- [Work to do]:
Below is a listing; print exactly its lines from the one containing "Emit a LaTeX" down to the one containing "-- ++(0,75) -| (invTxtB.north);", both inclusive, with every picture left out.

- [Data shown]:
● ● ● ● ● ● ●

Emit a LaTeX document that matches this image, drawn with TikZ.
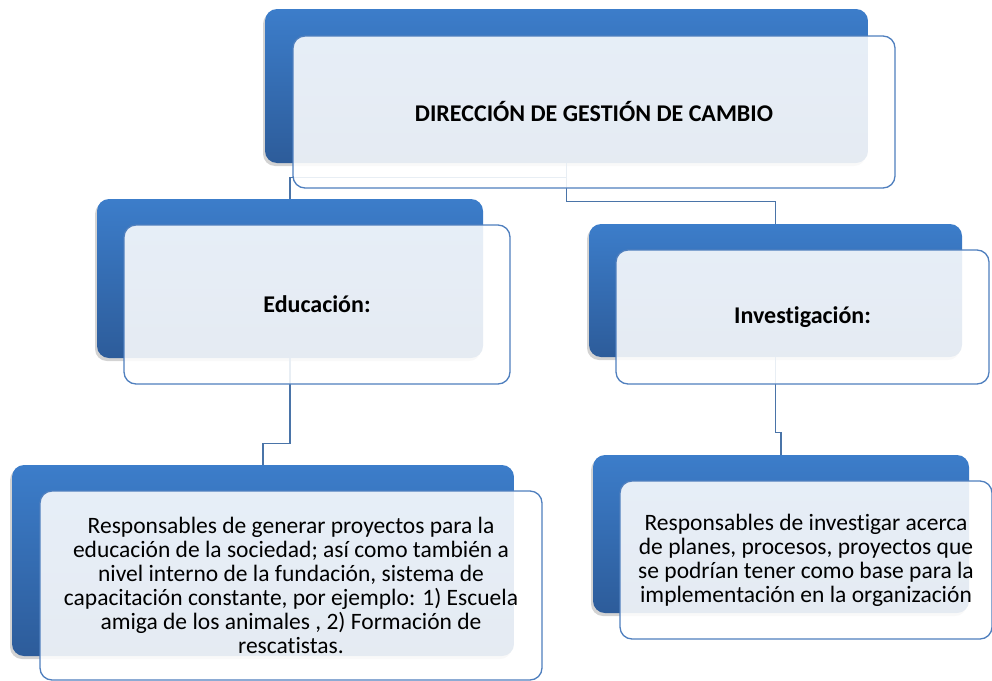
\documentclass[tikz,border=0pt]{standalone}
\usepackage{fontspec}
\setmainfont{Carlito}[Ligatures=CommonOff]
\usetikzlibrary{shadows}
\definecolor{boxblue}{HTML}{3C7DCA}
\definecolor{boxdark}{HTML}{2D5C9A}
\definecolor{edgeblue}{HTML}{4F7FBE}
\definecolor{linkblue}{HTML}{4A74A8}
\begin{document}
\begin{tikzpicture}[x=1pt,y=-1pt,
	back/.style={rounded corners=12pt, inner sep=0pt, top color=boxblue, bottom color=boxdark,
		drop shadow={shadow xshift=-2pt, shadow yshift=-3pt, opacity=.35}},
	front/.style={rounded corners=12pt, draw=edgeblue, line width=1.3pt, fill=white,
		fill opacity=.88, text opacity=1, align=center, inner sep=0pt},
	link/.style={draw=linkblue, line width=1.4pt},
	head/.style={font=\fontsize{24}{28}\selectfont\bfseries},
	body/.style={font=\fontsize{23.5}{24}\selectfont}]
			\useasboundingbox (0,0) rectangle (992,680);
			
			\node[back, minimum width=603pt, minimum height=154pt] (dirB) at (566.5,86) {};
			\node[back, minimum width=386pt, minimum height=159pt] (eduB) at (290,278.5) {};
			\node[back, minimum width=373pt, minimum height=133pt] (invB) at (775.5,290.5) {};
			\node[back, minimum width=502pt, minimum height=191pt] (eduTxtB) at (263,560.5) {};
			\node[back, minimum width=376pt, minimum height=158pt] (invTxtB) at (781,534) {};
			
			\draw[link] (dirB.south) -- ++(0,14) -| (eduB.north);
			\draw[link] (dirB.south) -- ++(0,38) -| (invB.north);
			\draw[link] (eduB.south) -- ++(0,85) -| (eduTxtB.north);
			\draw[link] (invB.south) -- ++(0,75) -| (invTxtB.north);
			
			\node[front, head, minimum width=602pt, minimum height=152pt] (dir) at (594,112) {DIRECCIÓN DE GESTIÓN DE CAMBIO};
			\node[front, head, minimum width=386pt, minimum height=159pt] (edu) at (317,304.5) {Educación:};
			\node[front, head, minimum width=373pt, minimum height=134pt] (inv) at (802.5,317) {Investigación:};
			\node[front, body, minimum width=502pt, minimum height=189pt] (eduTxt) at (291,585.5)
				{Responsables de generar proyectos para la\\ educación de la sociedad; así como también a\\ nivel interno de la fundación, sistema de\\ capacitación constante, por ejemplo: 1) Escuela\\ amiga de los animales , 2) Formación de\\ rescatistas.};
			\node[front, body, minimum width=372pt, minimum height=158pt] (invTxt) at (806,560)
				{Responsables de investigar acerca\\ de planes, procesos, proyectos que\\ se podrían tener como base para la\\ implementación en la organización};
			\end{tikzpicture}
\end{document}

● ● ● ● ● ● ●

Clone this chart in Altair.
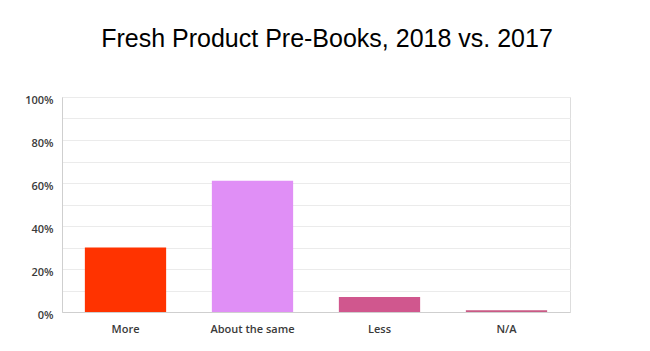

● ● ● ● ● ● ●

- [Correct output]:
Emit a LaTeX document that matches this image, drawn with TikZ.
\documentclass[tikz,border=0pt]{standalone}
\usepackage{fontspec}
\setmainfont{Carlito}[Ligatures=CommonOff]
\usetikzlibrary{shadows}
\definecolor{boxblue}{HTML}{3C7DCA}
\definecolor{boxdark}{HTML}{2D5C9A}
\definecolor{edgeblue}{HTML}{4F7FBE}
\definecolor{linkblue}{HTML}{4A74A8}
\begin{document}
\begin{tikzpicture}[x=1pt,y=-1pt,
	back/.style={rounded corners=12pt, inner sep=0pt, top color=boxblue, bottom color=boxdark,
		drop shadow={shadow xshift=-2pt, shadow yshift=-3pt, opacity=.35}},
	front/.style={rounded corners=12pt, draw=edgeblue, line width=1.3pt, fill=white,
		fill opacity=.88, text opacity=1, align=center, inner sep=0pt},
	link/.style={draw=linkblue, line width=1.4pt},
	head/.style={font=\fontsize{24}{28}\selectfont\bfseries},
	body/.style={font=\fontsize{23.5}{24}\selectfont}]
			\useasboundingbox (0,0) rectangle (992,680);
			
			\node[back, minimum width=603pt, minimum height=154pt] (dirB) at (566.5,86) {};
			\node[back, minimum width=386pt, minimum height=159pt] (eduB) at (290,278.5) {};
			\node[back, minimum width=373pt, minimum height=133pt] (invB) at (775.5,290.5) {};
			\node[back, minimum width=502pt, minimum height=191pt] (eduTxtB) at (263,560.5) {};
			\node[back, minimum width=376pt, minimum height=158pt] (invTxtB) at (781,534) {};
			
			\draw[link] (dirB.south) -- ++(0,14) -| (eduB.north);
			\draw[link] (dirB.south) -- ++(0,38) -| (invB.north);
			\draw[link] (eduB.south) -- ++(0,85) -| (eduTxtB.north);
			\draw[link] (invB.south) -- ++(0,75) -| (invTxtB.north);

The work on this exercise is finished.